Introducing Sasha Abramowitz


I highly recommend Sue Halpern's Introducing Sasha Abramowitz.

I had not read any advance reviews of this novel when I checked it out from the library on Saturday. I had heard the name Sue Halpern before and some research explained why. She is the author of several adult titles (The Book of Hard Things, Migrations of Solitude) and she writes reviews for The New York Review of Books amongst other papers, magazines, and journals.
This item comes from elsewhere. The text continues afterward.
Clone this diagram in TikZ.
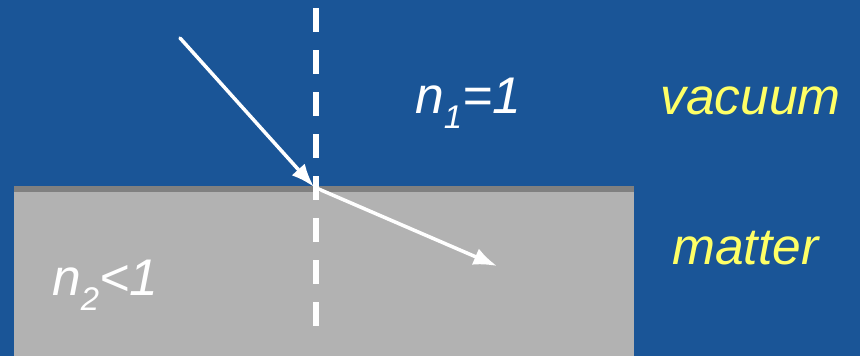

In any case, I chose this book based on target audience (middle grade). I picked it up Sunday afternoon and could not stop reading! It is a fantastic book and here are some reasons why:

  • The narrator's voice is completely authentic. Sasha Abramowitz is an eleven-year-old girl who lives with her academic parents in the dorms, while her older brother Daniel attends a boarding school/institution for children with mental disorders. Sasha speaks just like any intelligent pre-teen girl would. She sounds, in fact, just like my daughter. Halpern uses first-person narration and Sasha never comes off as too adult or too snarky. She's not a perfect kid, just a decent one making sense of her world.
  • Daniel's mental illness (specifics are not revealed until halfway through the novel, so I won't spoil it for you) is treated by Sasha in a completely realistic way and by the author in a humane, complex manner. The book never becomes preachy or "issue-oriented." Daniel is simply a part of Sasha's story, something she must understand in order to mature.
  • Sasha's relationship with her friends is the most true depiction of preteen relationships I've ever seen in a book. Sasha is inexplicably jealous at times when all kids are jealous, but she can't articulate why. Also, her friends, who occasionally hurt her, don't understand when or why they've inflicted pain. Again, I see the same dynamics in my daughter's relationships with her friends.
  • The adults are a riot. True, I teach at a small college so the parents resemble many people I know (and, overall, characterization is positive).
  • Harriet the Spy plays an important literary role in this novel. Enough said.

This novel surprised me and took my breath away. It is one of the best examples of first person narration I've ever seen in a middle-grade novel.